Spectral analysis of climate dynamics with operator-theoretic approaches

TL;DR

This paper applies spectral and operator-theoretic methods to analyze climate dynamics, successfully extracting coherent variability modes like ENSO from complex data without prefiltering, enhancing understanding and prediction of climate phenomena.

Contribution

It introduces a novel spectral approach combining dynamical systems theory and data science to identify climate variability modes directly from high-dimensional data.

Findings

Improved ENSO lifecycle characterization over traditional indices.

Identification of interaction modes between ENSO and seasonal cycles.

Enhanced understanding of climate variability timescales.

Abstract

The Earth's climate system is a classical example of a multiscale, multiphysics dynamical system with an extremely large number of active degrees of freedom, exhibiting variability on scales ranging from micrometers and seconds in cloud microphysics, to thousands of kilometers and centuries in ocean dynamics.
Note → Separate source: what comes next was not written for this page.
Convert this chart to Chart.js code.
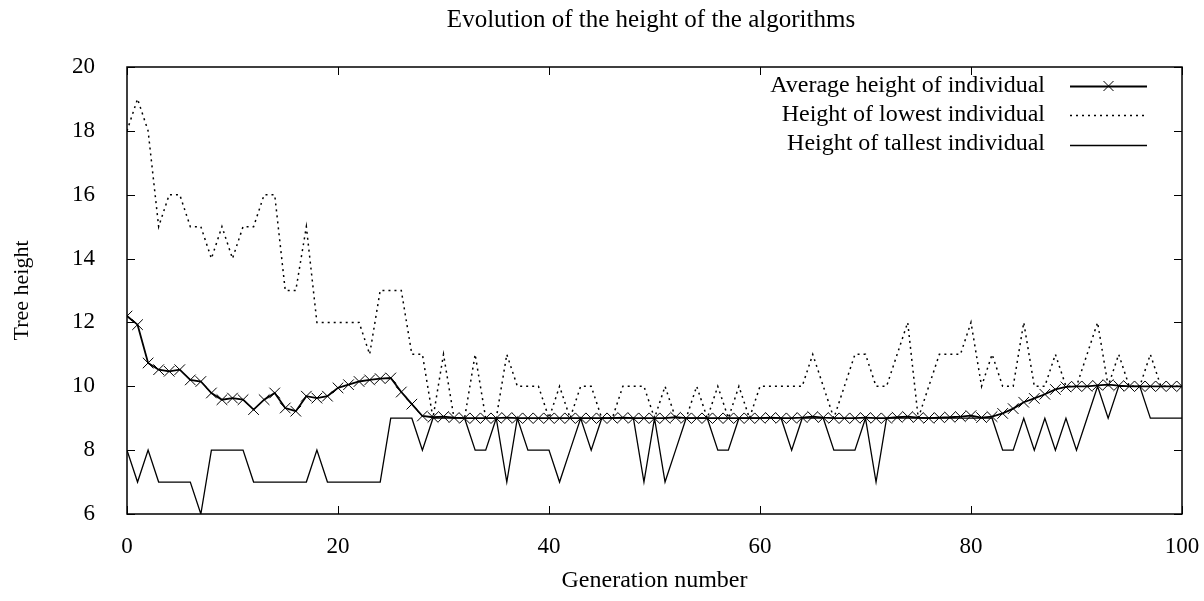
<!DOCTYPE html>
<html><head><meta charset="utf-8">
<script src="https://cdn.jsdelivr.net/npm/chart.js@4.4.1/dist/chart.umd.min.js"></script>
<style>html,body{margin:0;padding:0;background:#fff}#wrap{width:1204px;height:601px;position:relative}</style>
</head><body><div id="wrap"><canvas id="c"></canvas></div>
<script>
const chartTitle = "Evolution of the height of the algorithms";
const xTitle = "Generation number";
const yTitle = "Tree height";
const seriesNames = ["Average height of individual", "Height of lowest individual", "Height of tallest individual"];

const generations = [0,1,2,3,4,5,6,7,8,9,10,11,12,13,14,15,16,17,18,19,20,21,22,23,24,25,26,27,28,29,30,31,32,33,34,35,36,37,38,39,40,41,42,43,44,45,46,47,48,49,50,51,52,53,54,55,56,57,58,59,60,61,62,63,64,65,66,67,68,69,70,71,72,73,74,75,76,77,78,79,80,81,82,83,84,85,86,87,88,89,90,91,92,93,94,95,96,97,98,99,100];

const averageHeight = [12.2,11.93,10.73,10.52,10.47,10.52,10.2,10.15,9.79,9.58,9.63,9.58,9.27,9.58,9.79,9.32,9.22,9.69,9.63,9.69,9.95,10.05,10.15,10.2,10.24,10.26,9.82,9.44,9.07,9.03,9.05,9.02,9.0,9.0,9.0,9.0,9.02,9.0,9.0,9.0,9.0,9.0,9.0,9.0,9.0,9.0,9.0,9.02,9.0,9.0,9.0,9.0,9.03,9.0,9.0,9.0,9.0,9.0,9.0,9.0,9.0,9.02,9.0,9.0,9.02,9.05,9.02,9.0,9.0,9.0,9.02,9.0,9.0,9.03,9.05,9.02,9.0,9.02,9.03,9.05,9.08,9.02,9.05,9.15,9.3,9.5,9.62,9.75,9.9,9.98,10.0,10.0,10.03,10.05,10.02,10.0,10.0,10.0,10.0,10.0,10.0];

const lowestHeight = [18,19,18,15,16,16,15,15,14,15,14,15,15,16,16,13,13,15,12,12,12,12,12,11,13,13,13,11,11,9,11,9,9,11,9,9,11,10,10,10,9,10,9,10,10,9,9,10,10,10,9,10,9,9,10,9,10,9,10,9,10,10,10,10,10,11,10,9,10,11,11,10,10,11,12,9,10,11,11,11,12,10,11,10,10,12,10,10,11,10,10,11,12,10,11,10,10,11,10,10,10];

const tallestHeight = [8,7,8,7,7,7,7,6,8,8,8,8,7,7,7,7,7,7,8,7,7,7,7,7,7,9,9,9,8,9,9,9,9,8,8,9,7,9,8,8,8,7,8,9,8,9,9,9,9,7,9,7,8,9,9,9,8,8,9,9,9,9,9,8,9,9,9,8,8,8,9,7,9,9,9,9,9,9,9,9,9,9,9,8,8,9,8,9,8,9,8,9,10,9,10,10,10,9,9,9,9];

const xTickValues = [0,20,40,60,80,100];
const yTickValues = [6,8,10,12,14,16,18,20];

const FONT = "'Liberation Serif', 'DejaVu Serif', serif";

function pts(vals){ return generations.map((g,i)=>({x:g,y:vals[i]})); }

const framePlugin = {
  id: 'frame',
  afterDatasetsDraw(chart){
    const {ctx, chartArea:a, scales:{x,y}} = chart;
    ctx.save();
    ctx.strokeStyle = '#000';
    ctx.lineWidth = 1.5;
    ctx.strokeRect(a.left, a.top, a.right-a.left, a.bottom-a.top);
    const tl = 8;
    ctx.lineWidth = 1;
    ctx.beginPath();
    xTickValues.forEach(v=>{
      const px = Math.round(x.getPixelForValue(v))+0.5;
      ctx.moveTo(px, a.bottom); ctx.lineTo(px, a.bottom-tl);
      ctx.moveTo(px, a.top); ctx.lineTo(px, a.top+tl);
    });
    yTickValues.forEach(v=>{
      const py = Math.round(y.getPixelForValue(v))+0.5;
      ctx.moveTo(a.left, py); ctx.lineTo(a.left+tl, py);
      ctx.moveTo(a.right, py); ctx.lineTo(a.right-tl, py);
    });
    ctx.stroke();
    ctx.restore();
  },
  afterDraw(chart){
    const {ctx} = chart;
    ctx.save();
    ctx.fillStyle = '#000';
    ctx.font = '25px ' + FONT;
    ctx.textAlign = 'center';
    ctx.textBaseline = 'alphabetic';
    ctx.fillText(chartTitle, 651, 27);
    // legend
    const textRight = 1045, s0 = 1070, s1 = 1147;
    const baselines = [92, 121, 150];
    const lines = [86, 115, 145];
    ctx.textAlign = 'right';
    ctx.font = '24px ' + FONT;
    chart.data.datasets.forEach((ds,i)=>{
      const yy = lines[i];
      ctx.fillText(ds.label, textRight, baselines[i]);
      ctx.beginPath();
      ctx.strokeStyle = '#000';
      ctx.lineWidth = ds.borderWidth;
      ctx.setLineDash(ds.borderDash || []);
      ctx.moveTo(s0, yy+0.5); ctx.lineTo(s1, yy+0.5);
      ctx.stroke();
      ctx.setLineDash([]);
      if (ds.pointStyle === 'crossRot') {
        const c = (s0+s1)/2, r = 5;
        ctx.lineWidth = 1;
        ctx.beginPath();
        ctx.moveTo(c-r, yy-r); ctx.lineTo(c+r, yy+r);
        ctx.moveTo(c-r, yy+r); ctx.lineTo(c+r, yy-r);
        ctx.stroke();
      }
    });
    ctx.restore();
  }
};

new Chart(document.getElementById('c'), {
  type: 'line',
  data: {
    datasets: [
      { label: seriesNames[0], data: pts(averageHeight), borderColor:'#000', backgroundColor:'#000', borderWidth:1.8,
        pointStyle:'crossRot', pointRadius:7.5, pointBorderWidth:1, pointBorderColor:'#000', tension:0, order:0 },
      { label: seriesNames[1], data: pts(lowestHeight), borderColor:'#000', borderWidth:1.5, borderDash:[2,4],
        pointRadius:0, tension:0, order:1 },
      { label: seriesNames[2], data: pts(tallestHeight), borderColor:'#000', borderWidth:1.3,
        pointRadius:0, tension:0, order:2 }
    ]
  },
  options: {
    responsive: true, maintainAspectRatio: false, animation: false,
    layout: { padding: { top: 67, right: 22, left: 0, bottom: 0 } },
    plugins: { legend: { display: false }, tooltip: { enabled: false }, title: { display: false } },
    scales: {
      x: {
        type: 'linear', min: 0, max: 100,
        grid: { display: false }, border: { display: false },
        afterBuildTicks(s){ s.ticks = xTickValues.map(v=>({value:v})); },
        afterFit(s){ s.height = 87; s.paddingLeft = 0; s.paddingRight = 0; },
        ticks: { color:'#000', font:{ family: FONT, size: 23 }, padding: 11, maxRotation: 0 },
        title: { display: true, text: xTitle, color:'#000', font:{ family: FONT, size: 24 }, padding:{ top:0, bottom:6 } }
      },
      y: {
        min: 6, max: 20,
        grid: { display: false }, border: { display: false },
        afterBuildTicks(s){ s.ticks = yTickValues.map(v=>({value:v})); },
        afterFit(s){ s.width = 127; s.paddingTop = 0; s.paddingBottom = 0; },
        ticks: { color:'#000', font:{ family: FONT, size: 23 }, padding: 24 },
        title: { display: true, text: yTitle, color:'#000', font:{ family: FONT, size: 22 }, padding:{ top:9, bottom:0 } }
      }
    }
  },
  plugins: [framePlugin]
});
</script>
</body></html>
Yet, despite this dynamical complexity, climate dynamics is known to exhibit coherent modes of variability. A primary example is the El Ni\~no Southern Oscillation (ENSO), the dominant mode of interannual (3-5 yr) variability in the climate system. The objective and robust characterization of this and other important phenomena presents a long-standing challenge in Earth system science, the resolution of which would lead to improved scientific understanding and prediction of climate dynamics, as well as assessment of their impacts on human and natural systems. Here, we show that the spectral theory of dynamical systems, combined with techniques from data science, provides an effective means for extracting coherent modes of climate variability from high-dimensional model and observational data, requiring no frequency prefiltering, but recovering multiple timescales and their interactions. Lifecycle composites of ENSO are shown to improve upon results from conventional indices in terms of dynamical consistency and physical interpretability. In addition, the role of combination modes between ENSO and the annual cycle in ENSO diversity is elucidated.